EXERCISE DETAILS
Copy out all lines that carry the word "Give".

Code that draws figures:
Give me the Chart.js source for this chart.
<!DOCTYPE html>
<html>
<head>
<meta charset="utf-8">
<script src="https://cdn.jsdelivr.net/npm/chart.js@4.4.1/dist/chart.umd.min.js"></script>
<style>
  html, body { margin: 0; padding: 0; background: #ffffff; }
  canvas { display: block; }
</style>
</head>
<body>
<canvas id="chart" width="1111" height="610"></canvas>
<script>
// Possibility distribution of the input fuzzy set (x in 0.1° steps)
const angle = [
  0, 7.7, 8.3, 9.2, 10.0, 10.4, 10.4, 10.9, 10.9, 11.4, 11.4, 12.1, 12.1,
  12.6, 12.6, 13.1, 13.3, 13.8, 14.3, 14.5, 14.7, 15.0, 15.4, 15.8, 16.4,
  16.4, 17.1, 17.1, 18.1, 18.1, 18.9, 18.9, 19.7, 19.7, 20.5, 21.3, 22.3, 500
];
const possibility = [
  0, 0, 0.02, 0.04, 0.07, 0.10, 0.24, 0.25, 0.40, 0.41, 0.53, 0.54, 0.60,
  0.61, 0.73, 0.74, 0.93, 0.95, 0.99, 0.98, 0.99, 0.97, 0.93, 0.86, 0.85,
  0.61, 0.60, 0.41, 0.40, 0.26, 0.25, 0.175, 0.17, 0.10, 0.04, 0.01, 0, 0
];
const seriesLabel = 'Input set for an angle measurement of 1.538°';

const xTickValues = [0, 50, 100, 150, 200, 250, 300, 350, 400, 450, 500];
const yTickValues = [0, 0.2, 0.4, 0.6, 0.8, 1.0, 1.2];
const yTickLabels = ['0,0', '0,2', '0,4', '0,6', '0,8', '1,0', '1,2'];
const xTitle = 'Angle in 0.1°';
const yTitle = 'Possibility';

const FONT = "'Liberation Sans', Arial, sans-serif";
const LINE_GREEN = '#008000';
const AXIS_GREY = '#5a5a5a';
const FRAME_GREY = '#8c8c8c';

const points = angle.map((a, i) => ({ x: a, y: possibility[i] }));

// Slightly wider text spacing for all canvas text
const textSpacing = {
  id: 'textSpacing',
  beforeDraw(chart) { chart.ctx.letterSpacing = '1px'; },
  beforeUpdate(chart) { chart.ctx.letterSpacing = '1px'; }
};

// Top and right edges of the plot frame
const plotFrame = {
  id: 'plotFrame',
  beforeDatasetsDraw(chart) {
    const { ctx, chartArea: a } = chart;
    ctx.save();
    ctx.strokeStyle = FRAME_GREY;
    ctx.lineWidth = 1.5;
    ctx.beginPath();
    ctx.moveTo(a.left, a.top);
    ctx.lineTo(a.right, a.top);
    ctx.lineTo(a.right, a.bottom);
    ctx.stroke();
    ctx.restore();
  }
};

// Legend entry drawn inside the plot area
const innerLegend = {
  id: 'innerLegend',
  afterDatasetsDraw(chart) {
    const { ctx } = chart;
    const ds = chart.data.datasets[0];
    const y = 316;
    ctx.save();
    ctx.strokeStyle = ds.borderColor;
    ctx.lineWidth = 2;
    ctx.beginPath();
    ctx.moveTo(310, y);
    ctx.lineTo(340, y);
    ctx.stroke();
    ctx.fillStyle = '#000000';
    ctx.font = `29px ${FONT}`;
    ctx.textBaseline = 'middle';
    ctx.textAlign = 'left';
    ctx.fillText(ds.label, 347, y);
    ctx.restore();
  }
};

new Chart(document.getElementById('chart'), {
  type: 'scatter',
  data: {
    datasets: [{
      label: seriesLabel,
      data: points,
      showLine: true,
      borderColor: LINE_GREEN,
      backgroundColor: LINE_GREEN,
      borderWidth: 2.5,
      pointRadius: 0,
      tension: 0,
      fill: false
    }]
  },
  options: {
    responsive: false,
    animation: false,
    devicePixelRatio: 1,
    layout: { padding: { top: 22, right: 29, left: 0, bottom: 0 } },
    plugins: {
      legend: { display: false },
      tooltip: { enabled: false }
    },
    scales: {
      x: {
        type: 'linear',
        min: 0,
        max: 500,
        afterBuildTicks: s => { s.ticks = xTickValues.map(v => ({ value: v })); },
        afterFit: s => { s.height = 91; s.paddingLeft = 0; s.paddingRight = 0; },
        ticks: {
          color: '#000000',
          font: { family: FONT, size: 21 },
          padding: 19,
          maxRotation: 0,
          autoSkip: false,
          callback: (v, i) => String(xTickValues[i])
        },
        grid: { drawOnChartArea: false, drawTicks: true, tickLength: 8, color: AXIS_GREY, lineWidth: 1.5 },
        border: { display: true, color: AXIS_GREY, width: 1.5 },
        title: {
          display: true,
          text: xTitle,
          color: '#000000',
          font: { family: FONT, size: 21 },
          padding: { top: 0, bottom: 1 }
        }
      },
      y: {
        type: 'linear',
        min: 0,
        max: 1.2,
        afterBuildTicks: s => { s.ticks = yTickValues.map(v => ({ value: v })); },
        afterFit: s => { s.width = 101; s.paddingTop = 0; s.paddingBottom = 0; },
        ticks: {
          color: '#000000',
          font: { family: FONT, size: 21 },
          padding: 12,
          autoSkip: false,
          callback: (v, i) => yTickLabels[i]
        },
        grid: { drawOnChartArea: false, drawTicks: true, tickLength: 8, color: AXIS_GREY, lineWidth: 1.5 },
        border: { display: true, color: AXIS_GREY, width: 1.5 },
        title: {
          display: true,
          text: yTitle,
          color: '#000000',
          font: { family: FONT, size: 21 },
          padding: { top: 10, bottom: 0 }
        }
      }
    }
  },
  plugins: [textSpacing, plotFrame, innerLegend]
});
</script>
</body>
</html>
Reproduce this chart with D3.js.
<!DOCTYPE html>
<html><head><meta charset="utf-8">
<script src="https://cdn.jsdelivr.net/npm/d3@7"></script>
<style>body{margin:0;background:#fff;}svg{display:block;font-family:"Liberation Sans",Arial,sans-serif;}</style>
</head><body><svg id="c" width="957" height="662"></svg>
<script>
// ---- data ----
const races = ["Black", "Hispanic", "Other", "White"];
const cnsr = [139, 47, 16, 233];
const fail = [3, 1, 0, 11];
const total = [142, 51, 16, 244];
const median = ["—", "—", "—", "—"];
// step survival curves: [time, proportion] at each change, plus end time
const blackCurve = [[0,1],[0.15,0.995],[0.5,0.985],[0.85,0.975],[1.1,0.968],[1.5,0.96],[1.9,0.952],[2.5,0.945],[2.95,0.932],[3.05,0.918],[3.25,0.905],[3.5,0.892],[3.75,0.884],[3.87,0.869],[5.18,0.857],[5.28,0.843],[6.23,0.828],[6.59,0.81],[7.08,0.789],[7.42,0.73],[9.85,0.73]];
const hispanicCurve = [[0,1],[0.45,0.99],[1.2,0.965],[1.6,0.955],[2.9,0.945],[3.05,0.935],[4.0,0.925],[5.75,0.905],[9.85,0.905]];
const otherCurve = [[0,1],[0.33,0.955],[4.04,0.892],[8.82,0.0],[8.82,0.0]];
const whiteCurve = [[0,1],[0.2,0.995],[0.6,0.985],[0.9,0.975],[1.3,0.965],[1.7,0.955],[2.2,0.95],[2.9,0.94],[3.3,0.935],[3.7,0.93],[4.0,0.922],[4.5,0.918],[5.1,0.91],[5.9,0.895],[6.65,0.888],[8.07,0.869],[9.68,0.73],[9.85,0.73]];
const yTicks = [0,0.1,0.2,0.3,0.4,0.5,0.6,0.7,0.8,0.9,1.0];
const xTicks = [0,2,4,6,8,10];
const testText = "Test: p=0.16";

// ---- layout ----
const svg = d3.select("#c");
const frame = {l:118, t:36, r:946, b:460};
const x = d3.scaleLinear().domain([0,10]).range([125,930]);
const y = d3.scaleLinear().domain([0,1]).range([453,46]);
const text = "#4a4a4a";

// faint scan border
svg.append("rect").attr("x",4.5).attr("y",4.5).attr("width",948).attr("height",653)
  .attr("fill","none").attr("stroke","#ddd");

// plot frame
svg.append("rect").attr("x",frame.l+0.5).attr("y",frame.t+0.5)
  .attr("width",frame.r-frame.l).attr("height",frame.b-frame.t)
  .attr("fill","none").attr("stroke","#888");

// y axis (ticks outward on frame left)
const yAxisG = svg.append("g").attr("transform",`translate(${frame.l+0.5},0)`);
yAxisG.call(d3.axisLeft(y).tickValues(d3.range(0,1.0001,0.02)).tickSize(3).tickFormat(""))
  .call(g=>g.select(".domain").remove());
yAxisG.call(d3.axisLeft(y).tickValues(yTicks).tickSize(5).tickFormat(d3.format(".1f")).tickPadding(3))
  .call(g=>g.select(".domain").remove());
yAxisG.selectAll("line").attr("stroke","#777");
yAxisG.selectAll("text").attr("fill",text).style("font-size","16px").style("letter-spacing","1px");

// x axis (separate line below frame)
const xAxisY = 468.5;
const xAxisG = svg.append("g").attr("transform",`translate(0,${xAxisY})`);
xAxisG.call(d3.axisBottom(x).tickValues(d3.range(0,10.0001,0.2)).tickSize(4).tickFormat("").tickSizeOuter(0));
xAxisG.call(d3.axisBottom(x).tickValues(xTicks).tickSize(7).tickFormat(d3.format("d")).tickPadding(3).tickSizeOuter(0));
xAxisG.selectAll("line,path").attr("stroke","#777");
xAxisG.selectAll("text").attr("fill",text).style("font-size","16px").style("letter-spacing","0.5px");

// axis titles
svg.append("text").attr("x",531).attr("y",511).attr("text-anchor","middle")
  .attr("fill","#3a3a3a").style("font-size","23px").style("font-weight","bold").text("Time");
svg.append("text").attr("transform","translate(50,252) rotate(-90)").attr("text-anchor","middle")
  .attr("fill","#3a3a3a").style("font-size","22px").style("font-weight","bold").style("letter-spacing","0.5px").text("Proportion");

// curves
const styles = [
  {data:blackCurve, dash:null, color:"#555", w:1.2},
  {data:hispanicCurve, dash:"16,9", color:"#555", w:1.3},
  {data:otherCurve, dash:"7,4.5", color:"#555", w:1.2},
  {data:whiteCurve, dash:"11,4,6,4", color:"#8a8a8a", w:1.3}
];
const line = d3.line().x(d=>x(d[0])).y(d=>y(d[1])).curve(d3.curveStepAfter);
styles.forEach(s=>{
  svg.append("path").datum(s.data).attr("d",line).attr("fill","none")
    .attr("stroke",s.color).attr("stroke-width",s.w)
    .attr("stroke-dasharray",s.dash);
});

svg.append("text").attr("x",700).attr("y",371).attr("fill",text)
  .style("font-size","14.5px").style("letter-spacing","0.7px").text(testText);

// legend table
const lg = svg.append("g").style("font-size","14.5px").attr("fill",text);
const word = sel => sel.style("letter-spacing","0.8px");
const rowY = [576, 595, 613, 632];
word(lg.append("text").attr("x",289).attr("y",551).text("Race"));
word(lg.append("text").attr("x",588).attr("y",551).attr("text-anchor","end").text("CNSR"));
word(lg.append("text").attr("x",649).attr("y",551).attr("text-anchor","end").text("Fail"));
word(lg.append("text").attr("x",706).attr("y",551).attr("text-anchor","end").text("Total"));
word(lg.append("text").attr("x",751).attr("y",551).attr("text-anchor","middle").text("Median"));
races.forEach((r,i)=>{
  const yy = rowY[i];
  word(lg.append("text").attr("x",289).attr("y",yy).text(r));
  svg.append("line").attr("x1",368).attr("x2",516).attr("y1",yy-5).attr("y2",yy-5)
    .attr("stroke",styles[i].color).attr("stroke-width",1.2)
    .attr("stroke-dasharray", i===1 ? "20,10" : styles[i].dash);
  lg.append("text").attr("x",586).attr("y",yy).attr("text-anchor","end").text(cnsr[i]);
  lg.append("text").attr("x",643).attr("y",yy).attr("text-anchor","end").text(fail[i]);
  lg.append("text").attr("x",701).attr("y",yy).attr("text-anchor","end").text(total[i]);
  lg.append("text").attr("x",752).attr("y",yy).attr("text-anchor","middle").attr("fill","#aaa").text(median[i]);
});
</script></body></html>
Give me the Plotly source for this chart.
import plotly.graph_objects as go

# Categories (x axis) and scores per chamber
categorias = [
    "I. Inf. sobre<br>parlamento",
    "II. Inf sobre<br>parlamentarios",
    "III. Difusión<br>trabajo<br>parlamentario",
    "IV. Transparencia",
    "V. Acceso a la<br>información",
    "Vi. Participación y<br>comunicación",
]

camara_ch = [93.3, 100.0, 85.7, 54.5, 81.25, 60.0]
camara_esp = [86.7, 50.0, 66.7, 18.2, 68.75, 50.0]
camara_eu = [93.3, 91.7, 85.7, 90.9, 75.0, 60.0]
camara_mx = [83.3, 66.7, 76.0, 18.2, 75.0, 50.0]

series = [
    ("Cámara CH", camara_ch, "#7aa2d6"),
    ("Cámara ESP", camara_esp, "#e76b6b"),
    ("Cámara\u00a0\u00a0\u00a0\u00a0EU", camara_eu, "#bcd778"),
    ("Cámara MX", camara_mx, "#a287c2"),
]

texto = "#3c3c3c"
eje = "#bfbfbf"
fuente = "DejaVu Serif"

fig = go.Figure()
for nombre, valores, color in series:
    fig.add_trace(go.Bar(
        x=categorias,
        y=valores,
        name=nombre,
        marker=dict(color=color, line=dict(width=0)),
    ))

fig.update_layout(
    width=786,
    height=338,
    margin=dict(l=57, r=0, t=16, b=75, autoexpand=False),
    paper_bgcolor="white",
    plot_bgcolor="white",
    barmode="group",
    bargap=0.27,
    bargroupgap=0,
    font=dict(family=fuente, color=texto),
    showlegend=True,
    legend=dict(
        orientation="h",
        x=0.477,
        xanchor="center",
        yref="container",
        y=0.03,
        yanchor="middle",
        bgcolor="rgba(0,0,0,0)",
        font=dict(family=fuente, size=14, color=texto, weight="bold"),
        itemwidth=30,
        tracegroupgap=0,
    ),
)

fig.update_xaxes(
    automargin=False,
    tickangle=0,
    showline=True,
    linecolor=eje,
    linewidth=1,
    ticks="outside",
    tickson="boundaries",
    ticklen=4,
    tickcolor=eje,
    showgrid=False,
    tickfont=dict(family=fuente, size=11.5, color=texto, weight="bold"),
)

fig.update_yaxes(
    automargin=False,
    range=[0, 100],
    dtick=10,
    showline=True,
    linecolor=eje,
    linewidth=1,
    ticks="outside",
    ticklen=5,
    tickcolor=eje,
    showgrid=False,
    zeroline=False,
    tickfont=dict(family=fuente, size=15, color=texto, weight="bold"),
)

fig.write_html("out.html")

ANSWER
Give me the Chart.js source for this chart.
Give me the Plotly source for this chart.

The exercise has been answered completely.